The Beauty of Forgiving Your Spouse

When all you’d seen around you were bad marriages, a good marriage comes as a shock.

This happens to many people. Which is one reason why many young women (and men) are scared to get married, thinking it will most likely be terrible. Marriage today has such a bad rap.

This happened to me personally.

I remember a specific incident in the first month or two of my marriage, and it has stuck with me for the past decade and a half.

My husband and I had had a random argument or disagreement (I forget now about what), but I remember distinctly that I had been more in the wrong.

So I went to him to apologize. I said, “I’m sorry for what I said–”

Immediately, he warmly replied, “It’s okay. Thank you for apologizing. I’m sorry too.”

His response was so quick, so instant that it had actually cut me off. He took me off guard completely.

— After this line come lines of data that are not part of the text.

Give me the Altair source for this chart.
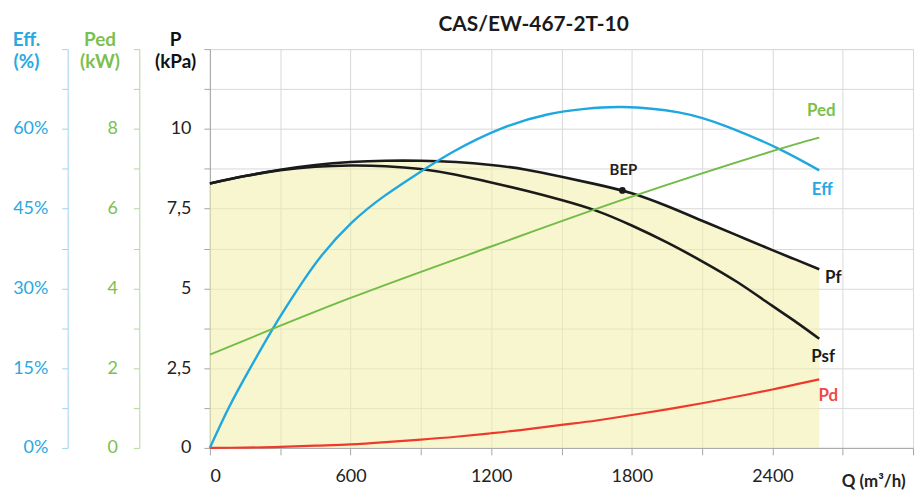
import json
import altair as alt
import pandas as pd

# ---------------- data ----------------
TITLE = "CAS/EW-467-2T-10"

Q = [0, 150, 300, 450, 600, 750, 900, 1050, 1200, 1350, 1500, 1650, 1800,
     1950, 2100, 2250, 2400, 2500, 2600]
PF = [8.29, 8.52, 8.72, 8.87, 8.96, 9.00, 9.00, 8.96, 8.87, 8.72, 8.50, 8.26,
      7.98, 7.58, 7.12, 6.66, 6.20, 5.90, 5.60]
PSF = [8.29, 8.52, 8.70, 8.81, 8.85, 8.83, 8.74, 8.56, 8.32, 8.06, 7.77, 7.43,
       6.97, 6.44, 5.85, 5.20, 4.45, 3.95, 3.42]
PD = [0.0, 0.01, 0.03, 0.07, 0.11, 0.18, 0.26, 0.35, 0.46, 0.58, 0.72, 0.86,
      1.03, 1.21, 1.40, 1.61, 1.83, 1.99, 2.15]

EFF_Q = [0, 80, 172, 293, 392, 477, 604, 745, 901, 1042, 1240, 1440, 1600,
         1760, 2000, 2215, 2430, 2600]
EFF = [0.0, 7.5, 15.0, 24.2, 31.0, 36.2, 42.3, 47.4, 52.0, 55.8, 60.0, 62.7,
       63.75, 64.1, 63.1, 60.3, 56.2, 52.2]              # %

PED_Q = [0, 600, 1200, 1800, 2400, 2600]
PED = [2.34, 3.76, 5.05, 6.30, 7.44, 7.78]              # kW

BEP_Q = [1760]
BEP_P = [8.07]

Q_TICKS = [0, 300, 600, 900, 1200, 1500, 1800, 2100, 2400, 2700, 3000]
Q_LABELS = [0, 600, 1200, 1800, 2400]
P_TICKS = [0, 1.25, 2.5, 3.75, 5, 6.25, 7.5, 8.75, 10, 11.25, 12.5]
P_LABELS = [0, 2.5, 5, 7.5, 10]
EFF_TICKS = [0, 7.5, 15, 22.5, 30, 37.5, 45, 52.5, 60, 67.5, 75]
EFF_LABELS = [0, 15, 30, 45, 60]
PED_TICKS = [0, 1, 2, 3, 4, 5, 6, 7, 8, 9, 10]
PED_LABELS = [0, 2, 4, 6, 8]

# ---------------- tables ----------------
df = pd.DataFrame({"Q": Q, "Pf": PF, "Psf": PSF, "Pd": PD})
df_eff = pd.DataFrame({"Q": EFF_Q, "Eff": EFF})
df_ped = pd.DataFrame({"Q": PED_Q, "Ped": PED})
df_bep = pd.DataFrame({"Q": BEP_Q, "P": BEP_P})

FONT = "Lato"
BLUE = "#1FA7DF"
GREEN = "#72BB47"
RED = "#EE3A2C"
BLACK = "#1A1A1A"
GRID = "#D9D9D9"
AXIS_GRAY = "#A6A6A6"
SMOOTH = "natural"


def lbl(values, expr):
    return "indexof(%s, datum.value) >= 0 ? %s : ''" % (json.dumps(values), expr)


x_enc = alt.X(
    "Q:Q",
    scale=alt.Scale(domain=[0, 3000], nice=False),
    axis=alt.Axis(
        values=Q_TICKS, labelExpr=lbl(Q_LABELS, "format(datum.value, 'd')"),
        grid=True, gridColor=GRID, domainColor=AXIS_GRAY, tickColor=AXIS_GRAY,
        tickSize=7, labelPadding=22, labelFont=FONT, labelFontSize=18,
        labelColor="#222222", labelBaseline="middle",
        title="Q (m³/h)", titleX=699, titleY=34, titleAlign="right",
        titleBaseline="middle", titleFont=FONT, titleFontSize=17,
        titleFontWeight="bold", titleColor="#222222",
    ),
)

p_axis = alt.Axis(
    orient="left", values=P_TICKS,
    labelExpr=lbl(P_LABELS, "replace(format(datum.value, '~g'), '.', ',')"),
    grid=True, gridColor=GRID, domainColor=AXIS_GRAY, tickColor=AXIS_GRAY,
    tickSize=6, labelPadding=13, labelFont=FONT, labelFontSize=18,
    labelColor="#222222",
    title=["P", "(kPa)"], titleAngle=0, titleX=-35, titleY=-4,
    titleAlign="center", titleBaseline="alphabetic", titleLineHeight=23,
    titleFont=FONT, titleFontSize=19, titleFontWeight="bold",
    titleColor="#111111",
)
p_scale = alt.Scale(domain=[0, 12.5], nice=False)


def py(field):
    return alt.Y(field + ":Q", scale=p_scale, axis=p_axis, stack=None)


base = alt.Chart(df)
fill = base.mark_area(color="#F3EFA6", opacity=0.55, interpolate=SMOOTH).encode(
    x=x_enc, y=py("Pf"))
pf = base.mark_line(color=BLACK, strokeWidth=2.6, interpolate=SMOOTH).encode(
    x=x_enc, y=py("Pf"))
psf = base.mark_line(color=BLACK, strokeWidth=2.6, interpolate=SMOOTH).encode(
    x=x_enc, y=py("Psf"))
pd_line = base.mark_line(color=RED, strokeWidth=2.2, interpolate=SMOOTH).encode(
    x=x_enc, y=py("Pd"))
bep = alt.Chart(df_bep).mark_point(filled=True, color=BLACK, size=45, opacity=1).encode(
    x=x_enc, y=py("P"))
bep_t = alt.Chart(df_bep).mark_text(
    text="BEP", font=FONT, fontSize=15, fontWeight="bold", color="#222222",
    dx=1, dy=-21).encode(x=x_enc, y=py("P"))

end = alt.Chart(df.tail(1))
t_pf = end.mark_text(text="Pf", font=FONT, fontSize=17, fontWeight="bold",
                     color=BLACK, dx=14, dy=9).encode(x=x_enc, y=py("Pf"))
t_psf = end.mark_text(text="Psf", font=FONT, fontSize=17, fontWeight="bold",
                      color=BLACK, dx=4, dy=18).encode(x=x_enc, y=py("Psf"))
t_pd = end.mark_text(text="Pd", font=FONT, fontSize=17, fontWeight="bold",
                     color="#F04A45", dx=9, dy=17).encode(x=x_enc, y=py("Pd"))

p_layer = alt.layer(fill, pf, psf, pd_line, bep, bep_t, t_pf, t_psf, t_pd)

# Efficiency
eff_scale = alt.Scale(domain=[0, 75], nice=False)
eff_axis = alt.Axis(
    orient="left", offset=143, values=EFF_TICKS,
    labelExpr=lbl(EFF_LABELS, "format(datum.value, 'd') + '%'"),
    grid=False, domainColor="#9CD4EF", tickColor="#9CD4EF", tickSize=6,
    labelPadding=14, labelFont=FONT, labelFontSize=18, labelColor="#2AA8E0",
    title=["Eff.", "(%)"], titleAngle=0, titleX=-42, titleY=-4,
    titleAlign="center", titleBaseline="alphabetic", titleLineHeight=23,
    titleFont=FONT, titleFontSize=19, titleFontWeight="bold",
    titleColor="#2AA8E0",
)
eff_y = alt.Y("Eff:Q", scale=eff_scale, axis=eff_axis)
eff_line = alt.Chart(df_eff).mark_line(
    color=BLUE, strokeWidth=2.4, interpolate=SMOOTH).encode(x=x_enc, y=eff_y)
t_eff = alt.Chart(df_eff.tail(1)).mark_text(
    text="Eff", font=FONT, fontSize=17, fontWeight="bold", color="#2AA8E0",
    dx=3, dy=20).encode(x=x_enc, y=eff_y)
eff_layer = alt.layer(eff_line, t_eff)

# Power
ped_scale = alt.Scale(domain=[0, 10], nice=False)
ped_axis = alt.Axis(
    orient="left", offset=71, values=PED_TICKS,
    labelExpr=lbl(PED_LABELS, "format(datum.value, 'd')"),
    grid=False, domainColor="#B4D99B", tickColor="#B4D99B", tickSize=6,
    labelPadding=16, labelFont=FONT, labelFontSize=18, labelColor="#7CBF4F",
    title=["Ped", "(kW)"], titleAngle=0, titleX=-40, titleY=-4,
    titleAlign="center", titleBaseline="alphabetic", titleLineHeight=23,
    titleFont=FONT, titleFontSize=19, titleFontWeight="bold",
    titleColor="#7CBF4F",
)
ped_y = alt.Y("Ped:Q", scale=ped_scale, axis=ped_axis)
ped_line = alt.Chart(df_ped).mark_line(
    color=GREEN, strokeWidth=1.9, interpolate=SMOOTH).encode(x=x_enc, y=ped_y)
t_ped = alt.Chart(df_ped.tail(1)).mark_text(
    text="Ped", font=FONT, fontSize=17, fontWeight="bold", color="#7CBF4F",
    dx=2, dy=-27).encode(x=x_enc, y=ped_y)
ped_layer = alt.layer(ped_line, t_ped)

chart = (
    alt.layer(p_layer, eff_layer, ped_layer)
    .resolve_scale(y="independent")
    .properties(
        width=707, height=401,
        padding={"left": 4, "top": 5, "right": 0, "bottom": 0},
        title=alt.TitleParams(TITLE, font=FONT, fontSize=21, fontWeight="bold",
                              color="#1A1A1A", anchor="middle", dx=-28, offset=-5),
    )
    .configure_view(stroke=None)
    .configure(background="white")
)

chart.save("out.html", embed_options={"renderer": "svg", "actions": False})
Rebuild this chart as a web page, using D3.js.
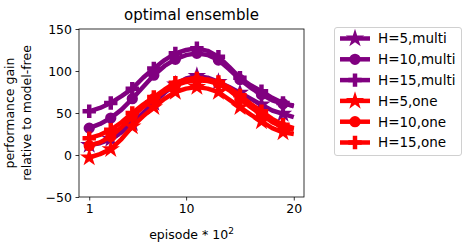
<!DOCTYPE html>
<html>
<head>
<meta charset="utf-8">
<script src="https://cdn.jsdelivr.net/npm/d3@7"></script>
<style>
  body { margin: 0; background: #fff; }
  text { font-family: "DejaVu Sans", sans-serif; }
</style>
</head>
<body>
<div id="chart"></div>
<script>
"use strict";

// episodes (x 10^2)
const episodes = [1, 2, 3, 4, 5, 6, 7, 8, 9, 10, 11, 12, 13, 14, 15, 16, 17, 18, 19, 20];
const xTicks = [1, 10, 20];
const yTicks = [-50, 0, 50, 100, 150];

const seriesNames = ["H=5,multi", "H=10,multi", "H=15,multi", "H=5,one", "H=10,one", "H=15,one"];
const seriesColors = ["#800080", "#800080", "#800080", "#ff0000", "#ff0000", "#ff0000"];
const seriesMarkers = ["star", "circle", "plus", "star", "circle", "plus"];

const h5Multi = [12, 14, 19, 27, 38, 50, 62, 74, 84, 91, 94, 92, 87, 81, 74, 67, 60, 53, 49, 45];
const h10Multi = [32, 37, 44, 54, 67, 81, 95, 106, 114, 119, 121, 119, 113, 102, 90, 80, 72, 65, 61, 59];
const h15Multi = [52, 56, 62, 70, 79, 92, 103, 113, 121, 125, 127, 124, 117, 105, 92, 83, 76, 68, 62, 58];
const h5One = [-3, 1, 7, 19, 34, 46, 57, 67, 75, 79, 81, 79, 75, 66, 57, 48, 40, 32, 27, 25];
const h10One = [11, 15, 22, 33, 46, 57, 67, 76, 83, 87, 89, 88, 85, 77, 67, 57, 48, 39, 33, 30];
const h15One = [20, 24, 30, 39, 50, 60, 69, 78, 86, 90, 91, 90, 87, 80, 71, 61, 52, 43, 36, 32];

const allSeries = [h5Multi, h10Multi, h15Multi, h5One, h10One, h15One];

const msm = {
    width: 469,
    height: 247,
    left: 79,
    right: 304,
    top: 29,
    bottom: 197
}

const svg = d3.select("#chart")
    .append("svg")
    .attr("width", msm.width)
    .attr("height", msm.height);

const xScale = d3.scaleLinear()
    .domain([0.05, 20.95])
    .range([msm.left, msm.right]);

const yScale = d3.scaleLinear()
    .domain([-50, 150])
    .range([msm.bottom, msm.top]);

// marker symbols
function symbolFor(kind) {
    if (kind == "star") return d3.symbol().type(d3.symbolStar).size(105);
    if (kind == "circle") return d3.symbol().type(d3.symbolCircle).size(100);
    return d3.symbol().type(d3.symbolCross).size(100);
}

const line = d3.line()
    .x((d, i) => xScale(episodes[i]))
    .y(d => yScale(d))
    .curve(d3.curveLinear);

const plot = svg.append("g");

allSeries.forEach((vals, s) => {
    plot.append("path")
        .attr("d", line(vals))
        .attr("fill", "none")
        .attr("stroke", seriesColors[s])
        .attr("stroke-width", 4.5)
        .attr("stroke-linejoin", "round");

    // markers every other point
    plot.selectAll(".m" + s)
        .data(vals.filter((d, i) => i % 2 == 0))
        .enter()
        .append("path")
        .attr("d", symbolFor(seriesMarkers[s])())
        .attr("transform", (d, i) => "translate(" + xScale(episodes[i * 2]) + "," + yScale(d) + ")")
        .attr("fill", seriesColors[s]);
});

// axes
const xAxis = d3.axisBottom(xScale).tickValues(xTicks).tickSize(3.5).tickPadding(3.5);
const gx = svg.append("g")
    .attr("transform", "translate(0," + msm.bottom + ")")
    .call(xAxis);
const yAxis = d3.axisLeft(yScale).tickValues(yTicks).tickSize(3.5).tickPadding(3.5)
    .tickFormat(d => d < 0 ? "\u2212" + Math.abs(d) : d);
const gy = svg.append("g")
    .attr("transform", "translate(" + msm.left + ",0)")
    .call(yAxis);

[gx, gy].forEach(g => {
    g.select(".domain").remove();
    g.selectAll("line").attr("stroke", "#000").attr("stroke-width", 0.8);
    g.selectAll("text")
        .attr("fill", "#000")
        .style("font-size", "12.5px")
        .style("font-family", "DejaVu Sans");
});

// frame
svg.append("rect")
    .attr("x", msm.left)
    .attr("y", msm.top)
    .attr("width", msm.right - msm.left)
    .attr("height", msm.bottom - msm.top)
    .attr("fill", "none")
    .attr("stroke", "#000")
    .attr("stroke-width", 0.8);

// title and labels
svg.append("text")
    .attr("x", (msm.left + msm.right) / 2)
    .attr("y", 20)
    .attr("text-anchor", "middle")
    .style("font-size", "15px")
    .text("optimal ensemble");

const xl = svg.append("text")
    .attr("x", (msm.left + msm.right) / 2)
    .attr("y", 239)
    .attr("text-anchor", "middle")
    .style("font-size", "12.5px");
xl.append("tspan").text("episode * 10");
xl.append("tspan").attr("dy", -5).style("font-size", "9px").text("2");

svg.append("text")
    .attr("transform", "translate(14," + ((msm.top + msm.bottom) / 2) + ") rotate(-90)")
    .attr("text-anchor", "middle")
    .style("font-size", "12.5px")
    .text("performance gain");
svg.append("text")
    .attr("transform", "translate(30.5," + ((msm.top + msm.bottom) / 2) + ") rotate(-90)")
    .attr("text-anchor", "middle")
    .style("font-size", "12.5px")
    .text("relative to model-free");

// legend
const legend = svg.append("g");
legend.append("rect")
    .attr("x", 334.5)
    .attr("y", 27.5)
    .attr("width", 127)
    .attr("height", 128)
    .attr("rx", 2.5)
    .attr("fill", "#fff")
    .attr("stroke", "#d0d0d0")
    .attr("stroke-width", 1);

seriesNames.forEach((name, i) => {
    const y = 38.5 + i * 20.8;
    legend.append("line")
        .attr("x1", 340)
        .attr("x2", 370)
        .attr("y1", y)
        .attr("y2", y)
        .attr("stroke", seriesColors[i])
        .attr("stroke-width", 4.5);
    legend.append("path")
        .attr("d", symbolFor(seriesMarkers[i])())
        .attr("transform", "translate(355," + y + ")")
        .attr("fill", seriesColors[i]);
    legend.append("text")
        .attr("x", 378)
        .attr("y", y + 4.8)
        .style("font-size", "13.5px")
        .text(name);
});
</script>
</body>
</html>
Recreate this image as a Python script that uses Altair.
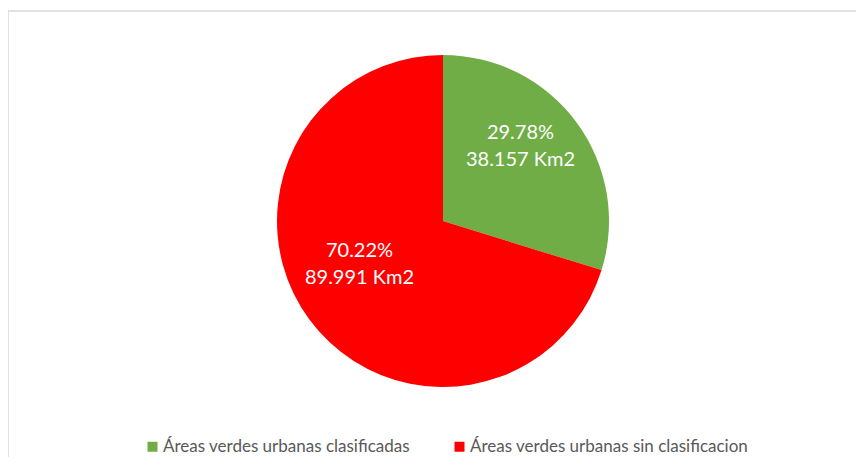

He had interrupted me. I had been just starting the “apology process,” which refers to the long, arduous, agonizing process of apologizing to someone who refuses to be placated or appeased. Someone who refuses to forgive or forget. Someone who seems to revel in your mistakes so that they could hold them over your head and use them as ammunition for a long time to come. Someone who requires long, elaborate apologies, begging, pleading, groveling, maybe even some crying. Only then, MAYBE, if you were lucky and they were in a good mood, they may deem it fit to semi-“forgive” you. For now anyway.

RELATED: Is Your Marriage Plagued with Thoughts of Divorce?

I had only seen this model in the marriages I had seen around me until that point in my life.

I had never seen a marriage where forgiveness was easy, where apologies were simple yet sincere, and where people were allowed to be human and make honest mistakes.

I was astounded, of course.

As I stared at my husband, frowning with suspicion and consternation at him, trying to figure out his game, I said, “That’s it? Just like that? We’re good?”

He smiled and held my hand. “It’s water under the bridge.”

Another expression I had never heard before.

What kind of mind games was this man playing??

He said something along the lines of, “We are going to have fights and arguments. We are both going to make mistakes and accidentally hurt each other’s feelings sometimes. And that’s all right. No problem. We just have to apologize and forgive each other. And then we move on, no grudges. And over time, our marriage will inshaAllah get better and better, as we learn from our mistakes and get to know each other better. Nobody is perfect, so we just have to be flexible and easygoing. Marriage doesn’t have to be hard.”

It was an amazing moment for me. An epiphany. A revelation.

Marriage doesn’t have to be hard, or miserable, or stressful.

Marriage can be whatever you decide to make it.

Your own marriage does not have to mirror the sad, bad, unhealthy, or dysfunctional marriages you may have seen growing up in your family or extended family or neighbors or friends.

Your marriage is YOURS.

Be open to learning new ways to think, to feel, to *be*, with your spouse. Let go of the past. Remove the old fear, dread, suspicion, mistrust, pessimism, and cynicism that you have learned to view marriage with.

Dare to be hopeful, optimistic, and trusting as you form your own marriage, your own relationship with your spouse.

Unclench your hand from around the old baggage that you’d been tightly clutching for years.

Put your hand in your spouse’s hand and start a new, beautiful chapter.